Don’t let others suppress your personality or even restrict your space.
👉 Communicating your own boundaries clearly
Formulate your demands and enforce them; take your needs seriously and communicate them. Asserting yourself decisively does not mean being rude and loud. If you prepare well and clearly present your standpoint, it will become easier for you to position yourself clearly, respectfully and without being cornered.
👉 Defending your territorial zone or safety zone without ambiguity
Your body represents a territorial zone. People you trust are allowed closer than strangers. In case of disrespect, step back and restore the necessary distance, for example, by simply moving about an arm’s length away. This way, the boundary crossing should be clarified and understood – if not, say it! State that the person, whether intentionally or not, has come too close.

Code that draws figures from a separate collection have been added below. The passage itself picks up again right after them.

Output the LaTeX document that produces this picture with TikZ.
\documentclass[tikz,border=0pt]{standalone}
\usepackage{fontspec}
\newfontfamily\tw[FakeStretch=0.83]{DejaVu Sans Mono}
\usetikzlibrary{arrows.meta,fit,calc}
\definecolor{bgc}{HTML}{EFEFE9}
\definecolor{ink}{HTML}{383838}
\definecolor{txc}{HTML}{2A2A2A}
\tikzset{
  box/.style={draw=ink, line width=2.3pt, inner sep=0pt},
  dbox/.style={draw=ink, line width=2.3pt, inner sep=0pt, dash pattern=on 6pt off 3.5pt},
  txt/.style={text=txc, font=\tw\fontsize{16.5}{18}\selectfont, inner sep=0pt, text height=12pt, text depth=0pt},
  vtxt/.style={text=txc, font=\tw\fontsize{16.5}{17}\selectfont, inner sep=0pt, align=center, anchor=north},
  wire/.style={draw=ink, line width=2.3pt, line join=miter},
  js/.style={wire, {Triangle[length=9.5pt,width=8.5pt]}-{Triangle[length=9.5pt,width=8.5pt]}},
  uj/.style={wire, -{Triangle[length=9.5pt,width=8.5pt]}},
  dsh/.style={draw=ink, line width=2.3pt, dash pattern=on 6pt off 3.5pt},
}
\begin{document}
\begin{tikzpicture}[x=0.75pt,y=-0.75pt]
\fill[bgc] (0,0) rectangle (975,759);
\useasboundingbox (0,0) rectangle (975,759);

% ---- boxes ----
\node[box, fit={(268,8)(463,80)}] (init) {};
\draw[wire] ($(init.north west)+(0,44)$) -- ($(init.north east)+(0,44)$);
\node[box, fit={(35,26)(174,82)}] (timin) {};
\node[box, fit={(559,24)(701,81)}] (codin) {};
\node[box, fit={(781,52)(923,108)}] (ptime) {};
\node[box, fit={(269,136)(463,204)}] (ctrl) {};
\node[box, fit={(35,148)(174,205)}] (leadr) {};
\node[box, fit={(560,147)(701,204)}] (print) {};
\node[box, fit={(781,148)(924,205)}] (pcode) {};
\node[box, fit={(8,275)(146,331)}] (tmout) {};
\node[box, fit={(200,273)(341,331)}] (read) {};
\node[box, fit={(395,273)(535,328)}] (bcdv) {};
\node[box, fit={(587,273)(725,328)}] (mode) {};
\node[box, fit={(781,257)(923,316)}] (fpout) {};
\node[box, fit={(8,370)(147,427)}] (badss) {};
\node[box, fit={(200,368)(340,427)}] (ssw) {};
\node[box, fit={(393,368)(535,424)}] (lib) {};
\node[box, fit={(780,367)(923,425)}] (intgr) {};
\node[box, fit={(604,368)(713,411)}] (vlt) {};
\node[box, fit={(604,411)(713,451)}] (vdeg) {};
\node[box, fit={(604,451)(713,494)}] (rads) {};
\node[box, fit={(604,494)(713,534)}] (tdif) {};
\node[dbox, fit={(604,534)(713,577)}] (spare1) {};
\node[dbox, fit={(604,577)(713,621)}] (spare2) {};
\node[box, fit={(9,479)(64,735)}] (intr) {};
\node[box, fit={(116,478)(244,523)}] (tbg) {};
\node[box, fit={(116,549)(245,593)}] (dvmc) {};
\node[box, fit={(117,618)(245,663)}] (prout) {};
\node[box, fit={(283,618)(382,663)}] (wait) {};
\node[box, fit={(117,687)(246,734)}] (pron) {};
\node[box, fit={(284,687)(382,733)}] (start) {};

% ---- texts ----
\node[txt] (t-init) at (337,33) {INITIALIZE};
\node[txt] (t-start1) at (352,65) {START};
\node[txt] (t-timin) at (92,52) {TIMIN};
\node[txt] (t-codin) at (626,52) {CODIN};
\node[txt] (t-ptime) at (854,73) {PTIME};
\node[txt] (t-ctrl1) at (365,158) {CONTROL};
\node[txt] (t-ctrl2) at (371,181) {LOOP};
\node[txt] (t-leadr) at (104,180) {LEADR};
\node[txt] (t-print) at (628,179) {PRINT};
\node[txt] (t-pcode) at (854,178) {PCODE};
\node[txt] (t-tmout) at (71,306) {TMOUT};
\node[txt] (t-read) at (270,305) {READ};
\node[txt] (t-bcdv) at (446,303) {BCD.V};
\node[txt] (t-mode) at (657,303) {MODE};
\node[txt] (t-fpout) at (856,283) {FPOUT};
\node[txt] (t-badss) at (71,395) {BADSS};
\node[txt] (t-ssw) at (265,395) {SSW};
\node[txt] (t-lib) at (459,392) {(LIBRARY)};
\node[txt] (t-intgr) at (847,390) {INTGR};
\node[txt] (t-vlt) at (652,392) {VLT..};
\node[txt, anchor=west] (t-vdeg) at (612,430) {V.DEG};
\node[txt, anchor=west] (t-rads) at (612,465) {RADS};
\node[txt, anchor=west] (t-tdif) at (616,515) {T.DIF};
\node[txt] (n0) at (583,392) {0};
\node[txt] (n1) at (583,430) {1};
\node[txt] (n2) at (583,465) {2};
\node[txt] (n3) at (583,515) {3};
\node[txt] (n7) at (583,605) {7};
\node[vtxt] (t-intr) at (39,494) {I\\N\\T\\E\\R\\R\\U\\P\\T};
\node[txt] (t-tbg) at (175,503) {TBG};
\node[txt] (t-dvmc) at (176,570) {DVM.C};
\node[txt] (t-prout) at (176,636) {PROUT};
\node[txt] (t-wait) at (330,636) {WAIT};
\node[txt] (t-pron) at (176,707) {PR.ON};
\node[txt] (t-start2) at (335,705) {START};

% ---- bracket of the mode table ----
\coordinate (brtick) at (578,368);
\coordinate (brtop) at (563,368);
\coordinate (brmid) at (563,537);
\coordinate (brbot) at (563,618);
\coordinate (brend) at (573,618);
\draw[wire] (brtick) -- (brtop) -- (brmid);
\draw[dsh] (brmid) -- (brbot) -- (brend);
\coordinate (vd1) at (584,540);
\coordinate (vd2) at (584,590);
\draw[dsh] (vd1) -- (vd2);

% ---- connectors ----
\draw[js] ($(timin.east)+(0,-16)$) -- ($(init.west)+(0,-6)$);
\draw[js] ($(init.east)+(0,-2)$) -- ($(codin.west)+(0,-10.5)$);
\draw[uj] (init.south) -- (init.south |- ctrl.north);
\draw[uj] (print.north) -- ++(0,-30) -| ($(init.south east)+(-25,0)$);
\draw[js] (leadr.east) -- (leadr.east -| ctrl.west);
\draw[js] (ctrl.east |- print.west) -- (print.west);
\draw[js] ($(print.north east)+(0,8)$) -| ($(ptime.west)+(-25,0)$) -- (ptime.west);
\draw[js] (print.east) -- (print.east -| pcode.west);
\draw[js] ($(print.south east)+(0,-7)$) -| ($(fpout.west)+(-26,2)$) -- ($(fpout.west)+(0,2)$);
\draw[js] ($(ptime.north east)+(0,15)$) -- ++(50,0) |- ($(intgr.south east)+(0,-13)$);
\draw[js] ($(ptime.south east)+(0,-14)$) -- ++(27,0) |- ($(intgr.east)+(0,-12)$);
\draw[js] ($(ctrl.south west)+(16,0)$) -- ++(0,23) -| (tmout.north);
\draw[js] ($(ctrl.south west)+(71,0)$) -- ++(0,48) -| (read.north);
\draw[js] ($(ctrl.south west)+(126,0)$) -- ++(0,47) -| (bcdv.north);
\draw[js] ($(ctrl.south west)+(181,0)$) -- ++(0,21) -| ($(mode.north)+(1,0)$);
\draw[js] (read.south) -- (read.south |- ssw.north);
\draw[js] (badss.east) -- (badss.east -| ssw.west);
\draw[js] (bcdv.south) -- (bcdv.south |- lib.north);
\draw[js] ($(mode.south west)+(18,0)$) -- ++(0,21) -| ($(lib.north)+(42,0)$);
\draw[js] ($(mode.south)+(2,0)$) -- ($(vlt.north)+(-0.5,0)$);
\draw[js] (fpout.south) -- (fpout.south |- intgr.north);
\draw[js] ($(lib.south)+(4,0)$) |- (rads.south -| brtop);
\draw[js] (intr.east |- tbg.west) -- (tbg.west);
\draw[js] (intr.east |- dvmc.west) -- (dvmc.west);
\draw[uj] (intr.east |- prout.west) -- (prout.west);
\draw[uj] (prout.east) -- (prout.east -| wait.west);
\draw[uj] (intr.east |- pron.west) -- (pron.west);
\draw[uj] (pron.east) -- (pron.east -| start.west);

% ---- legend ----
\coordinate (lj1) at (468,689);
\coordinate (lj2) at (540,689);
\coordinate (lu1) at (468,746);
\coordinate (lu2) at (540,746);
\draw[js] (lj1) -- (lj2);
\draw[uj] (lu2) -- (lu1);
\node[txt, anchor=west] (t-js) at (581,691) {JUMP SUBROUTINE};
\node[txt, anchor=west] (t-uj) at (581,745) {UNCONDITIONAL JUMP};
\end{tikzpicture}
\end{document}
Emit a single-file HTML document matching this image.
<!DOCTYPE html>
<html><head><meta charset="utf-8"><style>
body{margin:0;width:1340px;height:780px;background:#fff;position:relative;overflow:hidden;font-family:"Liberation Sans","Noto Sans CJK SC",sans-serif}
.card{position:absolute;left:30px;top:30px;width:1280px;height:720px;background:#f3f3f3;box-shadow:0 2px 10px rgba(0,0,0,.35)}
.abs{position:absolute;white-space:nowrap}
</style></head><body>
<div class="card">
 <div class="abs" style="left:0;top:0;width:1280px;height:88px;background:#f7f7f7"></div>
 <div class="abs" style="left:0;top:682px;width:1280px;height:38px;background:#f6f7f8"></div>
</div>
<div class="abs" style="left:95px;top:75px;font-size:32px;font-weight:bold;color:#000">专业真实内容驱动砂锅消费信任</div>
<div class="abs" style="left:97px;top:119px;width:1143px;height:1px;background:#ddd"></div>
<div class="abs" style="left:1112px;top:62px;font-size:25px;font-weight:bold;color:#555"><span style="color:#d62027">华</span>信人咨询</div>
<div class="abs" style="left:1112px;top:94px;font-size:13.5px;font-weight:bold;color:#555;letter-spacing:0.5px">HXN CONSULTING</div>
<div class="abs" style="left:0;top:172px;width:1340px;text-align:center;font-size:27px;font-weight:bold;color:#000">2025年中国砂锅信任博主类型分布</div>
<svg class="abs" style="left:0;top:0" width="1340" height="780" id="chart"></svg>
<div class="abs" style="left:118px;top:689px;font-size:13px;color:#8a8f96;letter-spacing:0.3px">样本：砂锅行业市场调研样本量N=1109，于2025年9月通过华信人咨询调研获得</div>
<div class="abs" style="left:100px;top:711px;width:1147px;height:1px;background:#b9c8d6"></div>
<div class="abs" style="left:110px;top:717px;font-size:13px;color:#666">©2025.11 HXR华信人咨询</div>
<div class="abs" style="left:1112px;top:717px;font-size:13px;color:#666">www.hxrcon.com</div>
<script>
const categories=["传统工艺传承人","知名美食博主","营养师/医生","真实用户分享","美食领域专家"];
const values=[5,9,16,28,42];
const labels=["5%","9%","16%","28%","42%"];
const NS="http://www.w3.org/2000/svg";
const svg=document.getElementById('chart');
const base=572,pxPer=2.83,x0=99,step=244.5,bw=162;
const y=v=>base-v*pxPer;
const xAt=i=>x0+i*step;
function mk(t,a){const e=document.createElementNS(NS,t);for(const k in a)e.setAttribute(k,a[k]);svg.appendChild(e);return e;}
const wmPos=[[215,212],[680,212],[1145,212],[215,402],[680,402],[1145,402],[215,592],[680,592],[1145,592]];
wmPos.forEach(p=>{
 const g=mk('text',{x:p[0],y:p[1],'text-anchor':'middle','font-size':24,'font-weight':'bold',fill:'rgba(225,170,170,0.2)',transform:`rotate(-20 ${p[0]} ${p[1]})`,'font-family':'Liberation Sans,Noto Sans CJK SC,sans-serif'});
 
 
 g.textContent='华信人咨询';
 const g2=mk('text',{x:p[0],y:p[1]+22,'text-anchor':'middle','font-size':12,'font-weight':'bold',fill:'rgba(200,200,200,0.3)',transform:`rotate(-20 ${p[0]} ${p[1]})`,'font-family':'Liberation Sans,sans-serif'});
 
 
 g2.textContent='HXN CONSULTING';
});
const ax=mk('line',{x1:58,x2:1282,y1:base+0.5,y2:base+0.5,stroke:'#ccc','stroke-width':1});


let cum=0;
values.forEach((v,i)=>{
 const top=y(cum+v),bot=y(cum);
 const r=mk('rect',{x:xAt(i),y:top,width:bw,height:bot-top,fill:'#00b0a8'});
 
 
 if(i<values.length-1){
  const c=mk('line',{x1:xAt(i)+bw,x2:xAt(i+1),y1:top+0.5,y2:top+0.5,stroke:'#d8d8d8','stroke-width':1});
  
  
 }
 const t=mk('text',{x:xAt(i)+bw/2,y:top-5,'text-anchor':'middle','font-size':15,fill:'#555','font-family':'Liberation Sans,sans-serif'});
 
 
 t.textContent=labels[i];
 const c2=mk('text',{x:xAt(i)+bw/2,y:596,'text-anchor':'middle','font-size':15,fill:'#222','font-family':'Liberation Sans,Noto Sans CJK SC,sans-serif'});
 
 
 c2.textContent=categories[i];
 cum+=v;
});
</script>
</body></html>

You can apply proxemics in team trainings, but also for personal development measures to strengthen social competencies and self-care, when it comes to improve the ability of setting boundaries. In our courses (Self assertion course for women/ Leadership training), we apply techniques and principles from martial arts. Participants improve their understanding of distance and communication in human interactions. At the same time, they train mental and physical strategies to assert their STANDPOINT confidently and clearly. As the word implies – standing up for your own opinion, defending your own standpoint, and claiming your own space. This is part of the everyday norm: it is everyone's right.